The article raises a dual question: First, do we see, in the current era of anti-globalisation, populism, and charges of ostensible obsoleteness of liberalism, a change in the law and practice of the organizations? Have the international organizations in fact given up on the constitutionalist trinity and have they stopped offering assistance? My answer is that this does not (yet) seem to be the case. In other words, despite critique and pushbacks, the language and practice have not changed until the present day.

Second and normatively speaking, is the international organizations’ continued insistence on the constitutionalist trinity a good thing? Should not the traditional constitutional principles be substituted by new ones? Or, alternatively, should not the international organizations abstain from getting involved in the first place?

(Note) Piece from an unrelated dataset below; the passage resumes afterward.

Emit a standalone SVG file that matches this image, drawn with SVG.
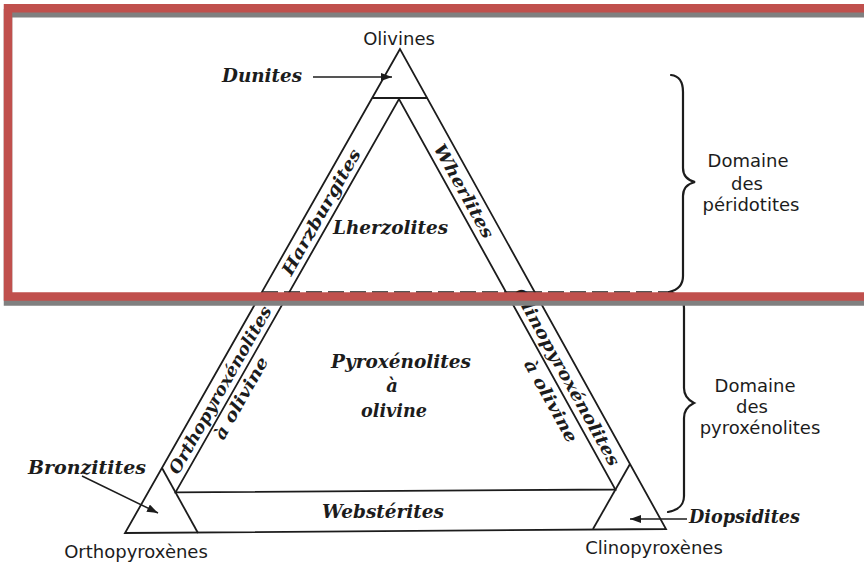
<svg xmlns="http://www.w3.org/2000/svg" width="864" height="564" viewBox="0 0 864 564">
<defs>
<style>
.ln{fill:none;stroke:#1c1c1c;stroke-width:1.8;stroke-linejoin:miter}
.br{fill:none;stroke:#1c1c1c;stroke-width:2.2;stroke-linecap:round}
.dash{fill:none;stroke:#1c1c1c;stroke-width:1.4;stroke-dasharray:16 6}
.sans{font-family:"DejaVu Sans","Liberation Sans",sans-serif;font-size:18px;fill:#1c1c1c}
.it{font-family:"DejaVu Serif","Liberation Serif",serif;font-style:italic;font-weight:bold;font-size:18px;fill:#1c1c1c}
.st{font-family:"DejaVu Serif","Liberation Serif",serif;font-style:italic;font-weight:bold;font-size:17px;fill:#1c1c1c}
.arr{fill:none;stroke:#1c1c1c;stroke-width:1.5}
</style>
<marker id="ah" markerUnits="userSpaceOnUse" markerWidth="11" markerHeight="8" refX="11" refY="4" orient="auto">
<path d="M0,0 L11,4 L0,8 z" fill="#1c1c1c"/>
</marker>
</defs>
<rect x="0" y="0" width="864" height="564" fill="#ffffff"/>

<g id="triangle">
<polygon class="ln" points="400,49 125,533 666,529"/>
<line class="ln" x1="372.2" y1="98" x2="427.2" y2="98"/>
<polygon class="ln" points="175.5,492.4 399,99 615.4,489.5"/>
<line class="ln" x1="162" y1="468" x2="198" y2="533"/>
<line class="ln" x1="630" y1="464" x2="593" y2="529"/>
<line class="dash" x1="262" y1="292" x2="668" y2="292"/>
</g>

<g id="vertex-olivines"><text class="sans" x="399" y="45" text-anchor="middle">Olivines</text></g>
<g id="vertex-orthopyroxenes"><text class="sans" x="136" y="558" text-anchor="middle">Orthopyroxènes</text></g>
<g id="vertex-clinopyroxenes"><text class="sans" x="654" y="554" text-anchor="middle">Clinopyroxènes</text></g>

<g id="field-dunites"><text class="it" x="222" y="82" textLength="80" lengthAdjust="spacingAndGlyphs">Dunites</text></g>
<g id="field-lherzolites"><text class="it" x="333" y="234" textLength="115" lengthAdjust="spacingAndGlyphs">Lherzolites</text></g>
<g id="field-harzburgites"><text class="st" transform="translate(321,212) rotate(-60.4)" x="0" y="6" text-anchor="middle" textLength="142" lengthAdjust="spacingAndGlyphs">Harzburgites</text></g>
<g id="field-wherlites"><text class="st" transform="translate(464,191) rotate(61)" x="0" y="6" text-anchor="middle" textLength="105" lengthAdjust="spacingAndGlyphs">Wherlites</text></g>
<g id="field-pyroxenolites">
<text class="it" x="401" y="368" text-anchor="middle" textLength="140" lengthAdjust="spacingAndGlyphs">Pyroxénolites</text>
<text class="it" x="392" y="392" text-anchor="middle">à</text>
<text class="it" x="394" y="417" text-anchor="middle" textLength="66" lengthAdjust="spacingAndGlyphs">olivine</text>
</g>
<g id="field-orthopyroxenolites">
<text class="st" transform="translate(220,390) rotate(-60.4)" x="0" y="6" text-anchor="middle" textLength="190" lengthAdjust="spacingAndGlyphs">Orthopyroxénolites</text>
<text class="st" transform="translate(241,398) rotate(-60.4)" x="0" y="6" text-anchor="middle" textLength="92" lengthAdjust="spacingAndGlyphs">à olivine</text>
</g>
<g id="field-clinopyroxenolites">
<text class="st" transform="translate(567,377) rotate(61)" x="0" y="6" text-anchor="middle" textLength="200" lengthAdjust="spacingAndGlyphs">Clinopyroxénolites</text>
<text class="st" transform="translate(551,401) rotate(61)" x="0" y="6" text-anchor="middle" textLength="92" lengthAdjust="spacingAndGlyphs">à olivine</text>
</g>
<g id="field-websterites"><text class="it" x="322" y="518" textLength="122" lengthAdjust="spacingAndGlyphs">Webstérites</text></g>
<g id="field-bronzitites"><text class="it" x="28" y="474" textLength="118" lengthAdjust="spacingAndGlyphs">Bronzitites</text></g>
<g id="field-diopsidites"><text class="it" x="689" y="523" textLength="111" lengthAdjust="spacingAndGlyphs">Diopsidites</text></g>

<g id="domain-peridotites">
<path class="br" d="M671,75 C680,76 683,82 683,92 L683,168 C683,176 687,180 695,182 C687,184 683,188 683,196 L683,276 C683,285 678,290 669,292"/>
<text class="sans" x="748" y="167" text-anchor="middle">Domaine</text>
<text class="sans" x="747" y="190" text-anchor="middle">des</text>
<text class="sans" x="751" y="211" text-anchor="middle">péridotites</text>
</g>
<g id="domain-pyroxenolites">
<path class="br" d="M669,292 C678,294 684,299 684,308 L684,388 C684,396 688,400 694,403 C688,406 684,410 684,418 L684,496 C684,506 678,510 668,512"/>
<text class="sans" x="755" y="392" text-anchor="middle">Domaine</text>
<text class="sans" x="752" y="413" text-anchor="middle">des</text>
<text class="sans" x="760" y="434" text-anchor="middle">pyroxénolites</text>
</g>

<g id="connectors">
<line class="arr" x1="313" y1="77" x2="392" y2="77" marker-end="url(#ah)"/>
<line class="arr" x1="82" y1="476" x2="158" y2="513" marker-end="url(#ah)"/>
<line class="arr" x1="687" y1="519" x2="630" y2="519" marker-end="url(#ah)"/>
</g>

<g id="highlight-frame">
<rect x="8" y="13.25" width="900" height="288.25" fill="none" stroke="#808080" stroke-width="8.5"/>
<rect x="8" y="8.25" width="900" height="288.25" fill="none" stroke="#C0504D" stroke-width="8.5"/>
</g>
</svg>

The article examines the effectiveness, the lawfulness, and the legitimacy of international involvement. It concludes that the constitution-shaping activity by international organizations needs to pay much more attention to the implementation of constitutional law and its translation into more specific laws, regulations, and practices in the administration on the ground to be effective. It needs be wary of crossing the threshold to unlawful intervention to remain lawful. And it must absorb post-colonial concerns and needs to pursue a much deeper social agenda with a global ambition, to regain legitimacy. Thus revamped, international organisations’ constitution-shaping role could be re-invigorated. It would thus form one building block of transnational or global constitutionalism and contribute to transnational ordering.